L’article 1240 du Code civil (ancien article 1382) pose le principe de la responsabilité civile : « Tout fait quelconque de l’homme, qui cause à autrui un dommage, oblige celui par la faute duquel il est arrivé à le réparer ». Cette disposition s’applique même lorsque la victime se trouvait illégalement sur la propriété, mais son application dépend de l’existence d’une faute du propriétaire.

La responsabilité du fait des choses que l’on a sous sa garde, prévue par l’article 1242 du Code civil, peut également être invoquée. Le propriétaire d’un jardin est considéré comme gardien des installations, équipements et éléments naturels qui s’y trouvent. Il doit donc veiller à ce qu’ils ne présentent pas de danger anormal pour autrui, même pour un intrus.

Cependant, la jurisprudence opère une distinction fondamentale selon le comportement de l’intrus. Lorsque la victime a commis une faute en pénétrant illégalement sur la propriété, cette faute peut constituer une cause exclusive du dommage ou donner lieu à un partage de responsabilité. L’appréciation se fait au cas par cas selon la gravité respective des fautes commises.

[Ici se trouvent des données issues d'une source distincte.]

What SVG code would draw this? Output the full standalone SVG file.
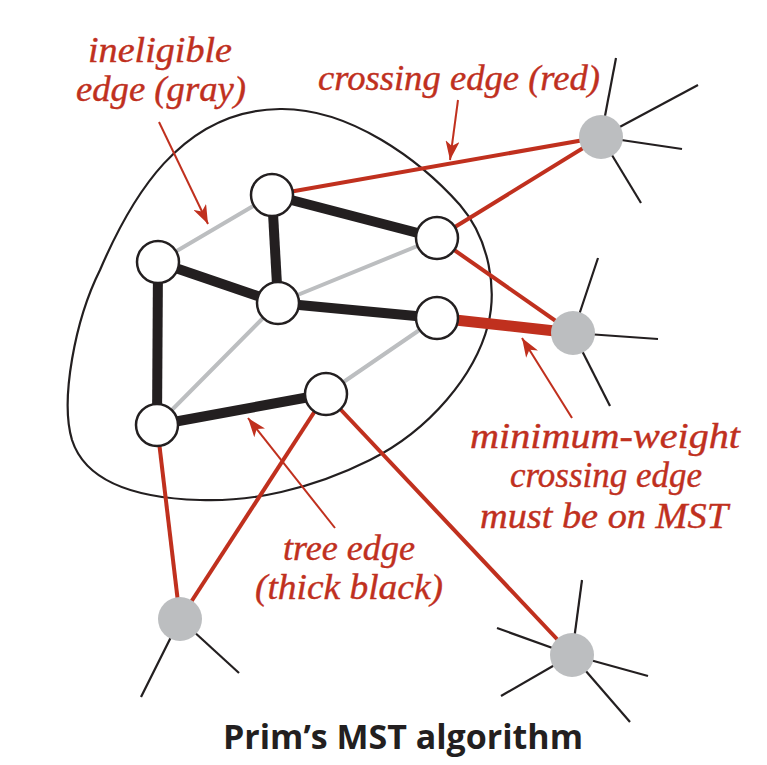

Les tribunaux tiennent compte de plusieurs facteurs pour déterminer la responsabilité : la dangerosité prévisible de l’installation ou de l’élément naturel, les précautions prises par le propriétaire pour signaler le danger, la qualité d’intrus de la victime, et les circonstances de l’accident. Un propriétaire qui installe des dispositifs dangereux destinés à blesser les intrus engage sa responsabilité pénale et civile.

Il convient de distinguer les accidents causés par des éléments naturels (chute d’arbre, glissade sur terrain humide) de ceux résultant d’installations artificielles (piscine, construction, équipement). Dans le premier cas, la responsabilité du propriétaire est plus difficile à établir, sauf s’il connaissait le danger et n’a pris aucune mesure préventive.

L’assurance responsabilité civile habitation couvre généralement ces risques, mais certains contrats comportent des exclusions pour les dommages causés aux intrus. Il est recommandé de vérifier les clauses de son contrat d’assurance et d’adapter la couverture si nécessaire. La souscription d’une garantie spécifique peut s’avérer judicieuse pour les propriétés présentant des risques particuliers.

La responsabilité du propriétaire vis-à-vis d’un intrus n’est pas automatique mais dépend de l’existence d’une faute et de la prévisibilité du dommage.

En pratique, le propriétaire a intérêt à maintenir sa propriété dans un état normal d’entretien, à signaler les dangers éventuels par une signalisation appropriée, et à s’abstenir d’installer des dispositifs spécifiquement destinés à causer des blessures. Cette approche préventive limite considérablement les risques de mise en cause de sa responsabilité civile tout en préservant ses droits légitimes de propriétaire.